WHAT YOU WILL DO: Reproduce the listing exactly and skip over any pictures.

RECORDED INFORMATION:
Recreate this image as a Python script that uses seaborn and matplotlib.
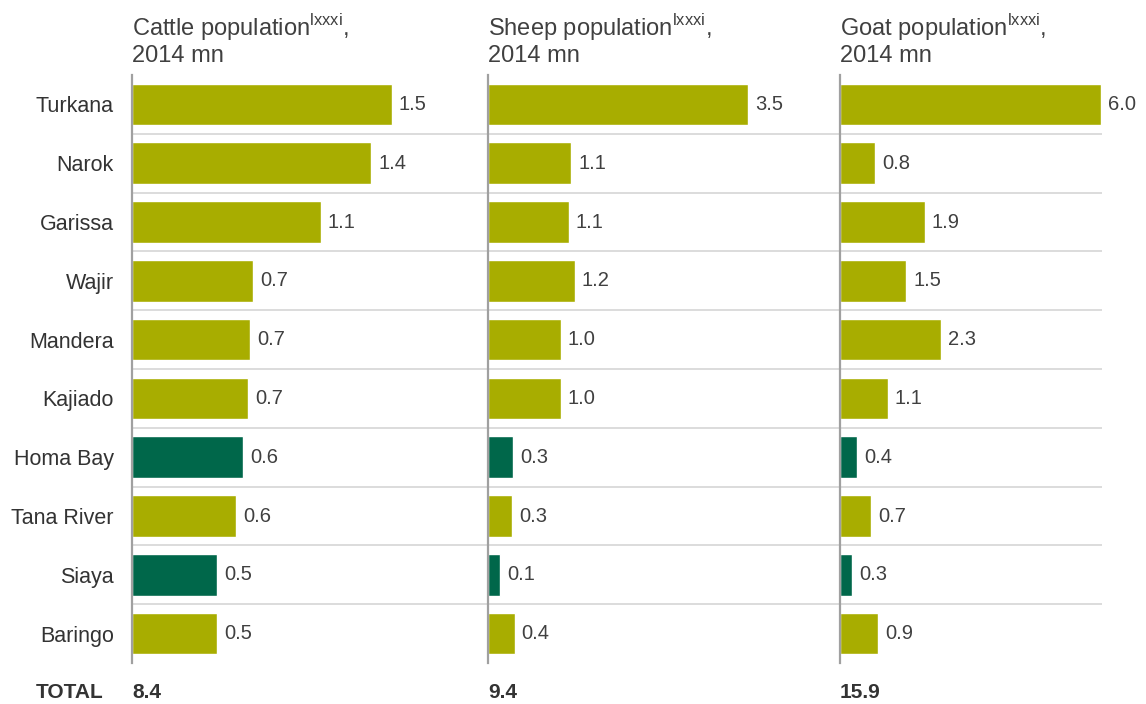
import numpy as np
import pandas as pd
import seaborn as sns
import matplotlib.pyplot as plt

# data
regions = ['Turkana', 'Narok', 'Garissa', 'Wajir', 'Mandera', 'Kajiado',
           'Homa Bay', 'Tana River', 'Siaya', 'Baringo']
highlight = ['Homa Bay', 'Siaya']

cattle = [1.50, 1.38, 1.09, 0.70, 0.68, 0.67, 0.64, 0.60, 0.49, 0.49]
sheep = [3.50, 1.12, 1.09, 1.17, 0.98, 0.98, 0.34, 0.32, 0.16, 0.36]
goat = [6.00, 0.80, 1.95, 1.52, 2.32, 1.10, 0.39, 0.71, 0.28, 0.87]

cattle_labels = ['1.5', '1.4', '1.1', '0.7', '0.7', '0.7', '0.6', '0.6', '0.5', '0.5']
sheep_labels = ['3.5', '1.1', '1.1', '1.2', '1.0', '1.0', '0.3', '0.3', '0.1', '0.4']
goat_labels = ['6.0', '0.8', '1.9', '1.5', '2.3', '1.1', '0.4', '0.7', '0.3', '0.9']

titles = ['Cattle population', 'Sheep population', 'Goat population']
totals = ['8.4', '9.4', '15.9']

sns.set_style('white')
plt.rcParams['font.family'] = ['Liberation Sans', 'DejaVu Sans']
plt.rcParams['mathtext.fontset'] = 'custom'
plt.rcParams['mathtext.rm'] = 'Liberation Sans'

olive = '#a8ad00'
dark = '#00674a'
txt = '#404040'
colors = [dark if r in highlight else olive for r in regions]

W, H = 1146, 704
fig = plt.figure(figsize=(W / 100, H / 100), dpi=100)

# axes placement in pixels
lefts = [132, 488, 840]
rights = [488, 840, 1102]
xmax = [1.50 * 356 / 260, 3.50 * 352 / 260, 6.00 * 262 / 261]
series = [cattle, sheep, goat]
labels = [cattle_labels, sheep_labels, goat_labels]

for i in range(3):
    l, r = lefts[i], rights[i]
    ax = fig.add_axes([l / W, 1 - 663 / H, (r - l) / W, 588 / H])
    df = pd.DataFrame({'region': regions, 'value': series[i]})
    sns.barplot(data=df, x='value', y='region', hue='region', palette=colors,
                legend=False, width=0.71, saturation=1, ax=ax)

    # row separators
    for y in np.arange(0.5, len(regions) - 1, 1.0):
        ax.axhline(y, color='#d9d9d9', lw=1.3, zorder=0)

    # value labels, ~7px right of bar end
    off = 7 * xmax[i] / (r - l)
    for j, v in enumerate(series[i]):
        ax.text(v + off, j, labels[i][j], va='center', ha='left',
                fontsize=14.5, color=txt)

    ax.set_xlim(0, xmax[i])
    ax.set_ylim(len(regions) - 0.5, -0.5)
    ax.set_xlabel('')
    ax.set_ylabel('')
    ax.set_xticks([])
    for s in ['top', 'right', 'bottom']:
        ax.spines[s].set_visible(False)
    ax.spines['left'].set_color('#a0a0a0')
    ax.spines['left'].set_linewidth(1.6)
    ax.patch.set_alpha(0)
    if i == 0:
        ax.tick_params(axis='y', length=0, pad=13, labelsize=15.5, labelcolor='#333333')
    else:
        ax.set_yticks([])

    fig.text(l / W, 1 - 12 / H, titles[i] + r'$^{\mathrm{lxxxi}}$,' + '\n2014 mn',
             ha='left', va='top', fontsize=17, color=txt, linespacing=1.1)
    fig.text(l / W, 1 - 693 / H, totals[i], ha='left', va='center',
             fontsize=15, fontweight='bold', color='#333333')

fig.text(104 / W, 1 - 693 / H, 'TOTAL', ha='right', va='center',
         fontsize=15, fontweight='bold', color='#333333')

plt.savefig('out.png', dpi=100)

COMPLETE OUTPUT:
Recreate this image as a Python script that uses seaborn and matplotlib.
import numpy as np
import pandas as pd
import seaborn as sns
import matplotlib.pyplot as plt

# data
regions = ['Turkana', 'Narok', 'Garissa', 'Wajir', 'Mandera', 'Kajiado',
           'Homa Bay', 'Tana River', 'Siaya', 'Baringo']
highlight = ['Homa Bay', 'Siaya']

cattle = [1.50, 1.38, 1.09, 0.70, 0.68, 0.67, 0.64, 0.60, 0.49, 0.49]
sheep = [3.50, 1.12, 1.09, 1.17, 0.98, 0.98, 0.34, 0.32, 0.16, 0.36]
goat = [6.00, 0.80, 1.95, 1.52, 2.32, 1.10, 0.39, 0.71, 0.28, 0.87]

cattle_labels = ['1.5', '1.4', '1.1', '0.7', '0.7', '0.7', '0.6', '0.6', '0.5', '0.5']
sheep_labels = ['3.5', '1.1', '1.1', '1.2', '1.0', '1.0', '0.3', '0.3', '0.1', '0.4']
goat_labels = ['6.0', '0.8', '1.9', '1.5', '2.3', '1.1', '0.4', '0.7', '0.3', '0.9']

titles = ['Cattle population', 'Sheep population', 'Goat population']
totals = ['8.4', '9.4', '15.9']

sns.set_style('white')
plt.rcParams['font.family'] = ['Liberation Sans', 'DejaVu Sans']
plt.rcParams['mathtext.fontset'] = 'custom'
plt.rcParams['mathtext.rm'] = 'Liberation Sans'

olive = '#a8ad00'
dark = '#00674a'
txt = '#404040'
colors = [dark if r in highlight else olive for r in regions]

W, H = 1146, 704
fig = plt.figure(figsize=(W / 100, H / 100), dpi=100)

# axes placement in pixels
lefts = [132, 488, 840]
rights = [488, 840, 1102]
xmax = [1.50 * 356 / 260, 3.50 * 352 / 260, 6.00 * 262 / 261]
series = [cattle, sheep, goat]
labels = [cattle_labels, sheep_labels, goat_labels]

for i in range(3):
    l, r = lefts[i], rights[i]
    ax = fig.add_axes([l / W, 1 - 663 / H, (r - l) / W, 588 / H])
    df = pd.DataFrame({'region': regions, 'value': series[i]})
    sns.barplot(data=df, x='value', y='region', hue='region', palette=colors,
                legend=False, width=0.71, saturation=1, ax=ax)

    # row separators
    for y in np.arange(0.5, len(regions) - 1, 1.0):
        ax.axhline(y, color='#d9d9d9', lw=1.3, zorder=0)

    # value labels, ~7px right of bar end
    off = 7 * xmax[i] / (r - l)
    for j, v in enumerate(series[i]):
        ax.text(v + off, j, labels[i][j], va='center', ha='left',
                fontsize=14.5, color=txt)

    ax.set_xlim(0, xmax[i])
    ax.set_ylim(len(regions) - 0.5, -0.5)
    ax.set_xlabel('')
    ax.set_ylabel('')
    ax.set_xticks([])
    for s in ['top', 'right', 'bottom']:
        ax.spines[s].set_visible(False)
    ax.spines['left'].set_color('#a0a0a0')
    ax.spines['left'].set_linewidth(1.6)
    ax.patch.set_alpha(0)
    if i == 0:
        ax.tick_params(axis='y', length=0, pad=13, labelsize=15.5, labelcolor='#333333')
    else:
        ax.set_yticks([])

    fig.text(l / W, 1 - 12 / H, titles[i] + r'$^{\mathrm{lxxxi}}$,' + '\n2014 mn',
             ha='left', va='top', fontsize=17, color=txt, linespacing=1.1)
    fig.text(l / W, 1 - 693 / H, totals[i], ha='left', va='center',
             fontsize=15, fontweight='bold', color='#333333')

fig.text(104 / W, 1 - 693 / H, 'TOTAL', ha='right', va='center',
         fontsize=15, fontweight='bold', color='#333333')

plt.savefig('out.png', dpi=100)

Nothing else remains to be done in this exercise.